--- Work to be completed ---
Count how many lines in this material contain "chart". The answer is that number alone.

--- Source data ---
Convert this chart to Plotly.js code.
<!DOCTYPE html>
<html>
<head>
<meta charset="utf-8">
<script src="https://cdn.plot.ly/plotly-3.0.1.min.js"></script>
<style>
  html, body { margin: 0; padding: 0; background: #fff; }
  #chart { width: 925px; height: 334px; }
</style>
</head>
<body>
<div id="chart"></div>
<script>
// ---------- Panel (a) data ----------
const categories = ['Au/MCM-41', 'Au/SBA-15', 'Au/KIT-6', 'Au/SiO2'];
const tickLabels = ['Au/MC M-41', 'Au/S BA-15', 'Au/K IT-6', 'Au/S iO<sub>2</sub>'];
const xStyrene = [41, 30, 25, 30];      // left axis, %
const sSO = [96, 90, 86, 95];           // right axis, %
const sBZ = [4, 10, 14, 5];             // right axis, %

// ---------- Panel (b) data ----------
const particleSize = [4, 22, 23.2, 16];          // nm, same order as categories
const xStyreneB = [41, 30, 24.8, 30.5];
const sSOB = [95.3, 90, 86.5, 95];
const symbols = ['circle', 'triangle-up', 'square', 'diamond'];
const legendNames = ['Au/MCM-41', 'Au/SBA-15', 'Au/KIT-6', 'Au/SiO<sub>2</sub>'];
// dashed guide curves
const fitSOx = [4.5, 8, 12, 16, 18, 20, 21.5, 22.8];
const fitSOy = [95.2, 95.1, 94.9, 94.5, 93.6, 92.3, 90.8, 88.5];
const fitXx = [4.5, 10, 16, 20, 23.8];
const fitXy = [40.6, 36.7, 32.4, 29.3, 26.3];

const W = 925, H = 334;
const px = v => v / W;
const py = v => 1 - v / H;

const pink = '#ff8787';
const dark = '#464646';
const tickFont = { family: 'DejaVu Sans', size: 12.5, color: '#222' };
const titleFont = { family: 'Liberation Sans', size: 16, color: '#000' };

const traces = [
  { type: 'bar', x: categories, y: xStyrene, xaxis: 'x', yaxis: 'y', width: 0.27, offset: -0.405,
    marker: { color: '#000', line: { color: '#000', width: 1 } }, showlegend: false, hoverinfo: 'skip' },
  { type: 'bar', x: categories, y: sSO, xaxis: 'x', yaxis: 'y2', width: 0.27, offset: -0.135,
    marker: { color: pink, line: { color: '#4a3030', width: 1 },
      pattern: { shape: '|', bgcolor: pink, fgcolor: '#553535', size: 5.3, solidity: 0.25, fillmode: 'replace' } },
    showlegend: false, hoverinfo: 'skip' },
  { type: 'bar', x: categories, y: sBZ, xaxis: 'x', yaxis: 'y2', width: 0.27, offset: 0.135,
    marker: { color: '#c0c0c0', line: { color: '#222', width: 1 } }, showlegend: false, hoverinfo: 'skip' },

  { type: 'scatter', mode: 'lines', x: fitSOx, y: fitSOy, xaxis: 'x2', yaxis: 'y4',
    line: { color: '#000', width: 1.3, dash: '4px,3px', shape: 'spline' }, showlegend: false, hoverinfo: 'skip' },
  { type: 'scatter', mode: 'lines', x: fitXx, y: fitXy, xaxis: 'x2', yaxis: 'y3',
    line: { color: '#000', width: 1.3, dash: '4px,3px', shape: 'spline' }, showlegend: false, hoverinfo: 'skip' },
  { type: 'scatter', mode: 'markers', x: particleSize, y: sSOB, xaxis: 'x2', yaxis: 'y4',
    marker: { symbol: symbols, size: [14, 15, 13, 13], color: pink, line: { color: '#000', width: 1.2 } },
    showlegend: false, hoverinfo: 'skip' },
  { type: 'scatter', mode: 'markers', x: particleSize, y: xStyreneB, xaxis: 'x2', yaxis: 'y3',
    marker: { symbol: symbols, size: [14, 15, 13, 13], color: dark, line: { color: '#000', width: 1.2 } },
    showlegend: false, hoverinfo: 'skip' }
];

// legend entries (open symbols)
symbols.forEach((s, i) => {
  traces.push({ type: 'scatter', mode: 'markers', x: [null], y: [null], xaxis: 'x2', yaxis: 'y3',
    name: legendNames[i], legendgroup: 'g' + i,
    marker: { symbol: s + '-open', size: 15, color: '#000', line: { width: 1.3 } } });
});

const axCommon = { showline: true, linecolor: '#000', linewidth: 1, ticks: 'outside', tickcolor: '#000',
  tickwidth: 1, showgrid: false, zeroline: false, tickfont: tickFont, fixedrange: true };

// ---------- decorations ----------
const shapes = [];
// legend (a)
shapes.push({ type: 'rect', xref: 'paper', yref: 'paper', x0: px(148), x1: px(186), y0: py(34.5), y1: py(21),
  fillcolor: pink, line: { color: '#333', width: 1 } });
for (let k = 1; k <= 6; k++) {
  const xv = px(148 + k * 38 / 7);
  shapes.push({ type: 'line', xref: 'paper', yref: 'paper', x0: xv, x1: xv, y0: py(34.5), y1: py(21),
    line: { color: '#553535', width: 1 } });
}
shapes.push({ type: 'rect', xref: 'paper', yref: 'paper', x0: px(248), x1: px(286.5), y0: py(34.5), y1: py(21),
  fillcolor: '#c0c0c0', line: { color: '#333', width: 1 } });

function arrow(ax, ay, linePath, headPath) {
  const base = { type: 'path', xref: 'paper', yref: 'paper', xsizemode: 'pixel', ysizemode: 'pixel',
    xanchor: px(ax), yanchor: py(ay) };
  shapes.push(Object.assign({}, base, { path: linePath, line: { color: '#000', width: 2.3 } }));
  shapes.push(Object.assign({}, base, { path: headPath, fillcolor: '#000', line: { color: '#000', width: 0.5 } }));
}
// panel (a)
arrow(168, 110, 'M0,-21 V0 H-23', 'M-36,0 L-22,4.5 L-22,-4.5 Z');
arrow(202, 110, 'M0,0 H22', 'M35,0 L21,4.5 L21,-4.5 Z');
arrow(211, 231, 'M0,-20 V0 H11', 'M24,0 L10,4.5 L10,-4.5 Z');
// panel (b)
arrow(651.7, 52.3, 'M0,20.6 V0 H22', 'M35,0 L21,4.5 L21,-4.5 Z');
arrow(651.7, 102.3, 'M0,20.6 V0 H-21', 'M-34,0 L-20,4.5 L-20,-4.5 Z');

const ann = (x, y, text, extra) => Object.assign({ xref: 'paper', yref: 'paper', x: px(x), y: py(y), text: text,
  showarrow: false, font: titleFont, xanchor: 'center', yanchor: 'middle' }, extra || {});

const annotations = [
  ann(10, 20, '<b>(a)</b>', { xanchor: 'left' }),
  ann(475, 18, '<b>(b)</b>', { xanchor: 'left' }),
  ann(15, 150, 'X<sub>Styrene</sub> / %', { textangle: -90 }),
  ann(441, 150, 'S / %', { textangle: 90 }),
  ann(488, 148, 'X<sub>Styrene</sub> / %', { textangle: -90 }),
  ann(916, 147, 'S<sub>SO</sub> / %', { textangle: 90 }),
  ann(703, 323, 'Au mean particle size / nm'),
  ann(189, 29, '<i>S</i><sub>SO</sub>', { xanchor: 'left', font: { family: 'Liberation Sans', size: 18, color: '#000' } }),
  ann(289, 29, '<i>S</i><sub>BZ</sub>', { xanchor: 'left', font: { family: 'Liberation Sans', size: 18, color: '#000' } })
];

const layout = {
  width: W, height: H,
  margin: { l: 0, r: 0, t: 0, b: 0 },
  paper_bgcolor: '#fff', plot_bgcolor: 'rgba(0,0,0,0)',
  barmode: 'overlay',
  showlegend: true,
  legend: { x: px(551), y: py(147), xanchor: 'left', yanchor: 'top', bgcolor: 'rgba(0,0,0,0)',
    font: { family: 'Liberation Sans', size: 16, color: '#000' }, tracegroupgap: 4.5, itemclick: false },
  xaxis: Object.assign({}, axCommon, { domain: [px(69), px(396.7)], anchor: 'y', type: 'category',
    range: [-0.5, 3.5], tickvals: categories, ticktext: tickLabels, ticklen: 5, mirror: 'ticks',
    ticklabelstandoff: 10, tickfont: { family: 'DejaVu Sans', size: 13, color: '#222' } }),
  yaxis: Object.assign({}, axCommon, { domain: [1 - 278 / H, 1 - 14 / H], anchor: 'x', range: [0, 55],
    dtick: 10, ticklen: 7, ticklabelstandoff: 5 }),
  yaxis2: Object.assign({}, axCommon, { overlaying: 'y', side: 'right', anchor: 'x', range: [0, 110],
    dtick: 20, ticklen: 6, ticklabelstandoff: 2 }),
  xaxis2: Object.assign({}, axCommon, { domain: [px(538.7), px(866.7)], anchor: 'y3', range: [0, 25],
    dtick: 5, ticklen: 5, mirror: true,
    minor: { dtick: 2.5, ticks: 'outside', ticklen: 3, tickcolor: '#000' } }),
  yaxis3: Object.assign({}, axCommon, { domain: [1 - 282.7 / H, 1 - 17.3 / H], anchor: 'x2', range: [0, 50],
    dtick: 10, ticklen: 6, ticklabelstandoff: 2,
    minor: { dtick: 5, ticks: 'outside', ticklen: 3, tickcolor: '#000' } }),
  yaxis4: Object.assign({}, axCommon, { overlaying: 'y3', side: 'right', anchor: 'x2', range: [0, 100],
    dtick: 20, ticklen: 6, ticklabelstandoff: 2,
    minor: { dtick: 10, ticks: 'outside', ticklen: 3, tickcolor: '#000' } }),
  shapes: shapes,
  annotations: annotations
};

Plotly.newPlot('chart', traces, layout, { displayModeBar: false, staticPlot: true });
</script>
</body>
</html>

--- Response below ---
4